The Company also announced that it is implementing a comprehensive plan to accelerate revenue growth, improve margins and simplify the business. The plan includes a restructuring that is anticipated to achieve $200-$225 million in net annual cost savings by 2021, through streamlining the organization
and consolidating functions. The execution of the plan is anticipated to result in annualized topline growth of 3-4%, an adjusted operating income margin of 20% by the end of 2020, and an adjusted operating income margin of 22% by 2022. The plan anticipates a net reduction in global workforce of approximately 6-8%.

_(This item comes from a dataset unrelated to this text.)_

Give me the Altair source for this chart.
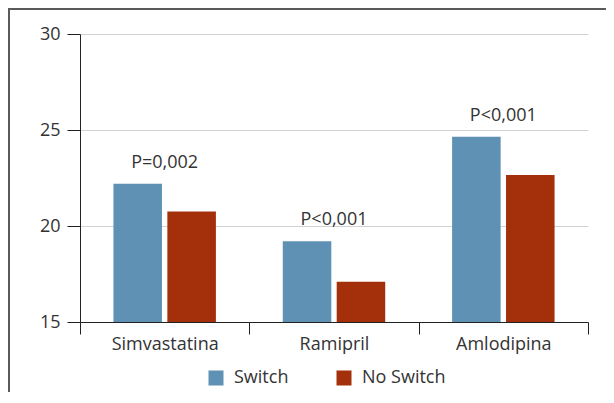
import altair as alt
import pandas as pd

categories = ["Simvastatina", "Ramipril", "Amlodipina"]
switch = [22.2, 19.2, 24.65]
no_switch = [20.75, 17.1, 22.65]
p_labels = ["P=0,002", "P<0,001", "P<0,001"]
series = ["Switch", "No Switch"]
colors = ["#5f91b4", "#a3300a"]

FONT = "Open Sans"
FS = 18

rows = []
for c, s, n in zip(categories, switch, no_switch):
    rows.append({"cat": c, "serie": "Switch", "value": s})
    rows.append({"cat": c, "serie": "No Switch", "value": n})
df = pd.DataFrame(rows)

lab = pd.DataFrame({"cat": categories, "top": [max(a, b) for a, b in zip(switch, no_switch)], "label": p_labels})

xscale = alt.Scale(domain=categories, paddingInner=0, paddingOuter=0)
yscale = alt.Scale(domain=[15, 30], zero=False, nice=False)

bars = alt.Chart(df).mark_bar().encode(
    x=alt.X("cat:N", scale=xscale, sort=categories, title=None,
            axis=alt.Axis(tickBand="extent", labelAngle=0, tickSize=12, tickColor="#222",
                          domainColor="#222", labelFontSize=FS, labelColor="#333",
                          labelFont=FONT, labelPadding=1, zindex=1, grid=False)),
    xOffset=alt.XOffset("serie:N", sort=series,
                        scale=alt.Scale(domain=series, paddingInner=0.1, paddingOuter=0.62)),
    y=alt.Y("value:Q", scale=yscale, title=None,
            axis=alt.Axis(values=[15, 20, 25, 30], tickSize=13, tickColor="#222",
                          domainColor="#222", grid=True, gridColor="#d3d3d3",
                          labelFontSize=FS, labelColor="#333", labelFont=FONT,
                          labelPadding=7)),
    y2=alt.datum(15),
    color=alt.Color("serie:N", sort=series, scale=alt.Scale(domain=series, range=colors),
                    legend=alt.Legend(title=None, orient="none", direction="horizontal",
                                      legendX=127, legendY=335, symbolType="square",
                                      symbolSize=225, symbolStrokeWidth=0,
                                      labelFontSize=FS, labelFont=FONT, labelColor="#333",
                                      labelOffset=9, columnPadding=46)),
)

text = alt.Chart(lab).mark_text(baseline="alphabetic", dy=-16, fontSize=FS, font=FONT,
                                color="#333").encode(
    x=alt.X("cat:N", scale=xscale, sort=categories),
    y=alt.Y("top:Q", scale=yscale),
    text="label:N",
)

frame = alt.Chart(pd.DataFrame({"a": [0]})).mark_rect(fill=None, stroke="#5a5a5a", strokeWidth=2).encode(
    x=alt.value(-71), x2=alt.value(640), y=alt.value(-25), y2=alt.value(420)
)

chart = alt.layer(frame, bars, text).properties(
    width=508, height=288,
    autosize=alt.AutoSizeParams(type="none"),
    padding={"left": 72, "top": 26, "right": 18, "bottom": 70},
).configure_view(stroke=None)

chart.save("out.html", embed_options={"renderer": "svg", "actions": False})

Third Quarter 2018 Financial Results
Reported net sales of $928.4 million declined 8.0% compared to $1,009.2 million in the third quarter of 2017, and declined 6.5% on an internal basis. Net income attributable to Dentsply Sirona for the third quarter of 2018 was $28.0 million, or $0.13 per diluted share, compared to net income of $90.6 million, or $0.39 per diluted share, in the third quarter of 2017. On an adjusted basis, excluding certain items, non-GAAP net earnings per diluted share were $0.38 compared to $0.70 in the third quarter of 2017. A reconciliation of the non-GAAP measures to earnings per share calculated on a US-GAAP basis is provided in the attached tables.
Technology & Equipment revenues declined by 11.3% in the third quarter of 2018 as revenues were impacted by a significant amount of inventory destocking in the third quarter. This destocking, combined with a high level of inventory stocking in the third quarter of 2017, drove the revenue decline. Excluding inventory stocking and destocking in both quarters, Technology & Equipment third quarter internal revenues would have increased as compared to the third quarter of the prior year, reflective of solid underlying retail demand, particularly in the U.S. Third quarter Consumable revenue growth was impacted by a short-term disruption stemming from the consolidation of our distribution infrastructure in Venlo, the Netherlands. The Company has put in place a program to remediate the disruption and expects Consumable revenue growth to soon return to its normal growth trajectory.